Instructions to follow:
Please quote exactly the lines below from the line containing "Output the Python" to the line containing "ax.bar_label(bars, padding=12, fontsize=23)", both lines included, and nothing else.

◇ ◇ ◇ ◇ ◇

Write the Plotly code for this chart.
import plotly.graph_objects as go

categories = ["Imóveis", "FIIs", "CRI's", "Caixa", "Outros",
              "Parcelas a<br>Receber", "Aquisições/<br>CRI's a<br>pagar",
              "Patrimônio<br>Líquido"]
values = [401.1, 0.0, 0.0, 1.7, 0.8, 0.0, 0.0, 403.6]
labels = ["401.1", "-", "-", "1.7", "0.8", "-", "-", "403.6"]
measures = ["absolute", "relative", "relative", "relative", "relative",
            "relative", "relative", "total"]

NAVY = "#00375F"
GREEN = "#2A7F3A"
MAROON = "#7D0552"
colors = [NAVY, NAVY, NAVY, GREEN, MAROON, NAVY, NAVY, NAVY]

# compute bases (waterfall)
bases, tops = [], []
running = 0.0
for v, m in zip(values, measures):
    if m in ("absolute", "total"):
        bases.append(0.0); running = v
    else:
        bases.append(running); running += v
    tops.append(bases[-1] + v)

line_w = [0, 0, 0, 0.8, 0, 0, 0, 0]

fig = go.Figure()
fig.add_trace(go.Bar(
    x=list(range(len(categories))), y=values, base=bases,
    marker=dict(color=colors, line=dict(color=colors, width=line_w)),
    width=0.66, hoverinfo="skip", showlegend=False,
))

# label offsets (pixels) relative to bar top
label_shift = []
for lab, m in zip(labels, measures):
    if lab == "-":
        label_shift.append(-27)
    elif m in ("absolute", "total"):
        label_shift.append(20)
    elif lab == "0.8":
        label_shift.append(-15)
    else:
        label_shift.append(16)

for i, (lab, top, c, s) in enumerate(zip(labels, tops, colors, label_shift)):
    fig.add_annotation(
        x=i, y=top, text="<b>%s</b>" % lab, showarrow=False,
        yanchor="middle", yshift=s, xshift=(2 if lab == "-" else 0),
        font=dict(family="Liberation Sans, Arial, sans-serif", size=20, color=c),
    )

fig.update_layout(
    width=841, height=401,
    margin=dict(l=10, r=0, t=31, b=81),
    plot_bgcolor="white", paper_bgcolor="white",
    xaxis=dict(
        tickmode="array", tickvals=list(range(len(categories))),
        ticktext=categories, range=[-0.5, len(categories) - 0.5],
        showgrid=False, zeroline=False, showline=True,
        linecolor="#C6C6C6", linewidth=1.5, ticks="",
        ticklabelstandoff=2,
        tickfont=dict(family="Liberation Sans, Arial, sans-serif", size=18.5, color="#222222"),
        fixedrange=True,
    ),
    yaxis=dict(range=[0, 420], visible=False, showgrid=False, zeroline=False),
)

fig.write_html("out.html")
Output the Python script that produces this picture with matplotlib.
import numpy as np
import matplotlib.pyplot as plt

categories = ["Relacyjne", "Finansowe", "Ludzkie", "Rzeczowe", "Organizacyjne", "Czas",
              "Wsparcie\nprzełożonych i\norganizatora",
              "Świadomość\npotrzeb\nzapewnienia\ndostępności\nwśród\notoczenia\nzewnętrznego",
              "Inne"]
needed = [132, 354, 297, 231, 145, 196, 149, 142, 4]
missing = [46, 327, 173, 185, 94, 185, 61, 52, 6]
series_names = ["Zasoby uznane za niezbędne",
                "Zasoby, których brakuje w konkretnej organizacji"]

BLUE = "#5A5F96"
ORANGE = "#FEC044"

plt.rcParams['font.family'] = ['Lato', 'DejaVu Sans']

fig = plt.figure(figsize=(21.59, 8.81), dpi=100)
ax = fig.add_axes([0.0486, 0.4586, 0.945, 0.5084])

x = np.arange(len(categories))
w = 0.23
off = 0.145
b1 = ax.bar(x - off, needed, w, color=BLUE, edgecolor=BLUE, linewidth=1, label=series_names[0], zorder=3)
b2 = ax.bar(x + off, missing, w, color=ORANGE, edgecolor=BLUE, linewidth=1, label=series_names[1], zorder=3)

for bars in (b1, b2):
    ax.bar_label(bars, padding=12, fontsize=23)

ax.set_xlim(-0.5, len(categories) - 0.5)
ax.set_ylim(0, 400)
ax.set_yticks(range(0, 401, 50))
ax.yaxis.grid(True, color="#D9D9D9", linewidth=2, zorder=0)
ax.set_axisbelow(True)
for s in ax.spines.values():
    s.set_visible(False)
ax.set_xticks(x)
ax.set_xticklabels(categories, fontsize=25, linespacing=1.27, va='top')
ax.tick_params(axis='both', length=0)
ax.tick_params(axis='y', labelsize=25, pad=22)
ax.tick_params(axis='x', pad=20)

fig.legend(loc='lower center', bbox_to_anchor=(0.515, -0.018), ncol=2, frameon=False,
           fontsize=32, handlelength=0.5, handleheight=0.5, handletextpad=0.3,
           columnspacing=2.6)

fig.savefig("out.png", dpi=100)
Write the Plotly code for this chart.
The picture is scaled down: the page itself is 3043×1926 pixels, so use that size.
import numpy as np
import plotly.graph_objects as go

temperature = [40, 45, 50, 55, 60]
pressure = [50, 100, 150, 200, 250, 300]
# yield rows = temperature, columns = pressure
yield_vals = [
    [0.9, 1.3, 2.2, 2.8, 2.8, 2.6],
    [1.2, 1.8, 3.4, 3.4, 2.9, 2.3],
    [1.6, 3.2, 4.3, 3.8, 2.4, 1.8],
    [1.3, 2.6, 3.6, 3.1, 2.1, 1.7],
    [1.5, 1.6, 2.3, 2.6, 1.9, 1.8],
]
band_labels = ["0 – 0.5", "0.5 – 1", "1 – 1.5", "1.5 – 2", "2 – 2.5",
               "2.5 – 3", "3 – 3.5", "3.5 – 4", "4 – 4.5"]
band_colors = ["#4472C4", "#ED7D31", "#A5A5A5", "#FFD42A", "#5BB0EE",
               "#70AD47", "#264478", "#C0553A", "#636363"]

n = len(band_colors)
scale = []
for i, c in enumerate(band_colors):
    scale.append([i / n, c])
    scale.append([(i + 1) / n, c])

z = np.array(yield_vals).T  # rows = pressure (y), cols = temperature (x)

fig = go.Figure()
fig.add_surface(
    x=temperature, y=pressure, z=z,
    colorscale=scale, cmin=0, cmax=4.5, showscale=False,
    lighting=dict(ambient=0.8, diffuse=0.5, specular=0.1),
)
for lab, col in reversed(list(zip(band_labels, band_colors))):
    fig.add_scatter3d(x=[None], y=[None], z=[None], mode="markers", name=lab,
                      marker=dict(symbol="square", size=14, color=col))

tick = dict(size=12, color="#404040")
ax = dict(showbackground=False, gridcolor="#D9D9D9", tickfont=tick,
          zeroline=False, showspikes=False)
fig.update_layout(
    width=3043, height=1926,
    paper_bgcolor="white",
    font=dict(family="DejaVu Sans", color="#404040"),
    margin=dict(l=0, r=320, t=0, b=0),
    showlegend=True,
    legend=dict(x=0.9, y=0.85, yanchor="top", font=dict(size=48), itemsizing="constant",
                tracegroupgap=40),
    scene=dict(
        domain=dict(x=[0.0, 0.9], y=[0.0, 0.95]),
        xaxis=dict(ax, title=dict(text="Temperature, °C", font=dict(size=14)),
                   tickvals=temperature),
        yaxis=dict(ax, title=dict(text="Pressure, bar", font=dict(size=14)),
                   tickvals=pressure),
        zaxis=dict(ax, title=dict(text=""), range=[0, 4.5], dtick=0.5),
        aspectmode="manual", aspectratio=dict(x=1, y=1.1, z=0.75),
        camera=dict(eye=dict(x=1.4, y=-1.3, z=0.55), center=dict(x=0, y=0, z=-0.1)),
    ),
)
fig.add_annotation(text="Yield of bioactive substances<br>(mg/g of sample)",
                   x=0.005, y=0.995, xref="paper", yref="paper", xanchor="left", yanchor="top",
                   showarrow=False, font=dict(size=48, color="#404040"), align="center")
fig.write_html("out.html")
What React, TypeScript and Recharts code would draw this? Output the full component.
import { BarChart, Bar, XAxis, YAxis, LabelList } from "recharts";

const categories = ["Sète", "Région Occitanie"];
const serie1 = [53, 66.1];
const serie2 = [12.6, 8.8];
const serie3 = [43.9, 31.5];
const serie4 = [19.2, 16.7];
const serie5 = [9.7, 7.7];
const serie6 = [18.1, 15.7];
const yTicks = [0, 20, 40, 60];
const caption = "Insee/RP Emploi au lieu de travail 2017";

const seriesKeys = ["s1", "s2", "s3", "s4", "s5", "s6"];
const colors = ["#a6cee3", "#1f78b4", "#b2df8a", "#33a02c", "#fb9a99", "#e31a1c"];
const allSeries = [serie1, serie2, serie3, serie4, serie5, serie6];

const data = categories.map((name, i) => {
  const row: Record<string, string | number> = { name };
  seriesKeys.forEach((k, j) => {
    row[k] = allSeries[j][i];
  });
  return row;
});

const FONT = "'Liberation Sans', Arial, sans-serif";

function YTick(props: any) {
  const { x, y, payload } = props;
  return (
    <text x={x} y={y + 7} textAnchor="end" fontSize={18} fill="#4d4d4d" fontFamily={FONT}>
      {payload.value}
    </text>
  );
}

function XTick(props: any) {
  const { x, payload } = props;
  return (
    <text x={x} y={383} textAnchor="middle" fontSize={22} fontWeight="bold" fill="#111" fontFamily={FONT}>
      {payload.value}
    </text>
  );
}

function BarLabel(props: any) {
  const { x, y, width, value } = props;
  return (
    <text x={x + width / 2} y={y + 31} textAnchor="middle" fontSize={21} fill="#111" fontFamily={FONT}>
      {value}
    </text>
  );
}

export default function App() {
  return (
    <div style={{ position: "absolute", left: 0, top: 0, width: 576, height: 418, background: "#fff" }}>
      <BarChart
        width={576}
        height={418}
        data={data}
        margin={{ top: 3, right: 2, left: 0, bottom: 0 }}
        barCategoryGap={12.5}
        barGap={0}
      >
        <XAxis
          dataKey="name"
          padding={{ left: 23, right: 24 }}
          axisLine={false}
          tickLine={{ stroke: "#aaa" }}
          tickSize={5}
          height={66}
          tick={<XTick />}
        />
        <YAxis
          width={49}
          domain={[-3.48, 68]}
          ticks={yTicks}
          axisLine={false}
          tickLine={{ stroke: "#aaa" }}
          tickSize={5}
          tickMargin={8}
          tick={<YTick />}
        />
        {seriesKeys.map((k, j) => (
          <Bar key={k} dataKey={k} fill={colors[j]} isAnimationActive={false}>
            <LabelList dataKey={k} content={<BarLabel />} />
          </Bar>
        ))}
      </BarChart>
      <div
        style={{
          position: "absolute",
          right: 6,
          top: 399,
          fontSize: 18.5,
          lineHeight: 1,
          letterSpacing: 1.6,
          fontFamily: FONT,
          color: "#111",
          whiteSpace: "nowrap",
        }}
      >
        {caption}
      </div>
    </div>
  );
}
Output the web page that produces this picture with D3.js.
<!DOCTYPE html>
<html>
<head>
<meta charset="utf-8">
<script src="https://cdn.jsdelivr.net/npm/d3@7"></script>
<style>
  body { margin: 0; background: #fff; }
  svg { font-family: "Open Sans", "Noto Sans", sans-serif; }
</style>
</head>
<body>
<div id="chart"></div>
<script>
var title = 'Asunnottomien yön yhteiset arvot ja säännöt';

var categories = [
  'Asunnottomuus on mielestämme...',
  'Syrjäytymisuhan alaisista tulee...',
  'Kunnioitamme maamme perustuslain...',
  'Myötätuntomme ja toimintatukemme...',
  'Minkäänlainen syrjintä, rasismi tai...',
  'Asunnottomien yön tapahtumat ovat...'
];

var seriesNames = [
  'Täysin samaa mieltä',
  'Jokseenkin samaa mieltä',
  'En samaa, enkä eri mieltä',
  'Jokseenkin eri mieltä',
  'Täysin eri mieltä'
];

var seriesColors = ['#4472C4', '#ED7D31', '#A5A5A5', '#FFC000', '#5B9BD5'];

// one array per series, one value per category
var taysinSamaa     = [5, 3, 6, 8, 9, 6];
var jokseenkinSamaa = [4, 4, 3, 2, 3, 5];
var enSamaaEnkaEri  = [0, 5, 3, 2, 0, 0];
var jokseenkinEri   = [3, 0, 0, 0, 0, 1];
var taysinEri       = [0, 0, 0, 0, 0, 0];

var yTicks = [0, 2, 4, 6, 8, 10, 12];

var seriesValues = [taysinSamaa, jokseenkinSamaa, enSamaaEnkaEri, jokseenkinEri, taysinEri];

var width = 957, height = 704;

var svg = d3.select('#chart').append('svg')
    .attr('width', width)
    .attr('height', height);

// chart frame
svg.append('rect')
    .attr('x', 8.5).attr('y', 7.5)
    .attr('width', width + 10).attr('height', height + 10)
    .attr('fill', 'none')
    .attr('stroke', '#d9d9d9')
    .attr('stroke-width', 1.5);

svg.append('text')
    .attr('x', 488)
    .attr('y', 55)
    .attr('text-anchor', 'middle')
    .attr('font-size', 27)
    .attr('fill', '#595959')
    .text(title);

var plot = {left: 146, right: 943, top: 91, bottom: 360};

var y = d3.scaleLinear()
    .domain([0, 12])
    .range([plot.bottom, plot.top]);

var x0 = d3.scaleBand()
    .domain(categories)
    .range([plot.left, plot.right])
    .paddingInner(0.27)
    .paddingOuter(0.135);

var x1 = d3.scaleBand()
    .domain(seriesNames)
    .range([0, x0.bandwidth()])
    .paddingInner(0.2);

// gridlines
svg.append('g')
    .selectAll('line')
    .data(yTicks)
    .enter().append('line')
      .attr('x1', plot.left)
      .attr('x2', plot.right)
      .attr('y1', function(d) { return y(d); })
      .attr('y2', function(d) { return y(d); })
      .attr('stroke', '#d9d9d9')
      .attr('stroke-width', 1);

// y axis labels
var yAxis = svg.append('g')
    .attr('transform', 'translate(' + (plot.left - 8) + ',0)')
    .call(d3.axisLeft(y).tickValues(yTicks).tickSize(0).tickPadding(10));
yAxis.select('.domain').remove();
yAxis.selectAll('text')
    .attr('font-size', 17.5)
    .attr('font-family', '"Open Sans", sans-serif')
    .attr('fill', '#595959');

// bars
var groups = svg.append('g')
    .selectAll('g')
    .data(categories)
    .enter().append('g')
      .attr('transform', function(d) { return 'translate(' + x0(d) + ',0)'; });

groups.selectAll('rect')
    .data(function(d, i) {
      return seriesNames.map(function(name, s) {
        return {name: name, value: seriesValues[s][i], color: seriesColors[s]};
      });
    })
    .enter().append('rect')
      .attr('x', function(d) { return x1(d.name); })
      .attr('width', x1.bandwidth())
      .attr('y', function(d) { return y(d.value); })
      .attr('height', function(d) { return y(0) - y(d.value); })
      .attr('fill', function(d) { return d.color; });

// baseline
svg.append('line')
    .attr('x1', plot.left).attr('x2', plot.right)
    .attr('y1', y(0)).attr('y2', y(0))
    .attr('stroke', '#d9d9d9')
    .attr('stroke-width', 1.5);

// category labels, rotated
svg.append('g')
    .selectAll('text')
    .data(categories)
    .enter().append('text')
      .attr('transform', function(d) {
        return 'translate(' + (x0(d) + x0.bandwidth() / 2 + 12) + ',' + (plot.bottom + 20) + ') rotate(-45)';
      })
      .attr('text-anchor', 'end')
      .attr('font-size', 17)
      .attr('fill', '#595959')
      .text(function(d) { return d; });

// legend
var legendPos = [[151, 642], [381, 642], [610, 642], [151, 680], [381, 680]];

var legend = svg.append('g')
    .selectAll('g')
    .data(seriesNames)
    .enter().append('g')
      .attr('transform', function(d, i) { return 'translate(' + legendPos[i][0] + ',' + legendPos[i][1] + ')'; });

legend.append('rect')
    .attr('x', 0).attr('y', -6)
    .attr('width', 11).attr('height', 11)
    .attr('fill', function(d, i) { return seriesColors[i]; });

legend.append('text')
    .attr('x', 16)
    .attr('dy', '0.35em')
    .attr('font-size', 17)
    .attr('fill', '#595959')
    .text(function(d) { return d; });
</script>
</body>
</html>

◇ ◇ ◇ ◇ ◇

Written solution:
Output the Python script that produces this picture with matplotlib.
import numpy as np
import matplotlib.pyplot as plt

categories = ["Relacyjne", "Finansowe", "Ludzkie", "Rzeczowe", "Organizacyjne", "Czas",
              "Wsparcie\nprzełożonych i\norganizatora",
              "Świadomość\npotrzeb\nzapewnienia\ndostępności\nwśród\notoczenia\nzewnętrznego",
              "Inne"]
needed = [132, 354, 297, 231, 145, 196, 149, 142, 4]
missing = [46, 327, 173, 185, 94, 185, 61, 52, 6]
series_names = ["Zasoby uznane za niezbędne",
                "Zasoby, których brakuje w konkretnej organizacji"]

BLUE = "#5A5F96"
ORANGE = "#FEC044"

plt.rcParams['font.family'] = ['Lato', 'DejaVu Sans']

fig = plt.figure(figsize=(21.59, 8.81), dpi=100)
ax = fig.add_axes([0.0486, 0.4586, 0.945, 0.5084])

x = np.arange(len(categories))
w = 0.23
off = 0.145
b1 = ax.bar(x - off, needed, w, color=BLUE, edgecolor=BLUE, linewidth=1, label=series_names[0], zorder=3)
b2 = ax.bar(x + off, missing, w, color=ORANGE, edgecolor=BLUE, linewidth=1, label=series_names[1], zorder=3)

for bars in (b1, b2):
    ax.bar_label(bars, padding=12, fontsize=23)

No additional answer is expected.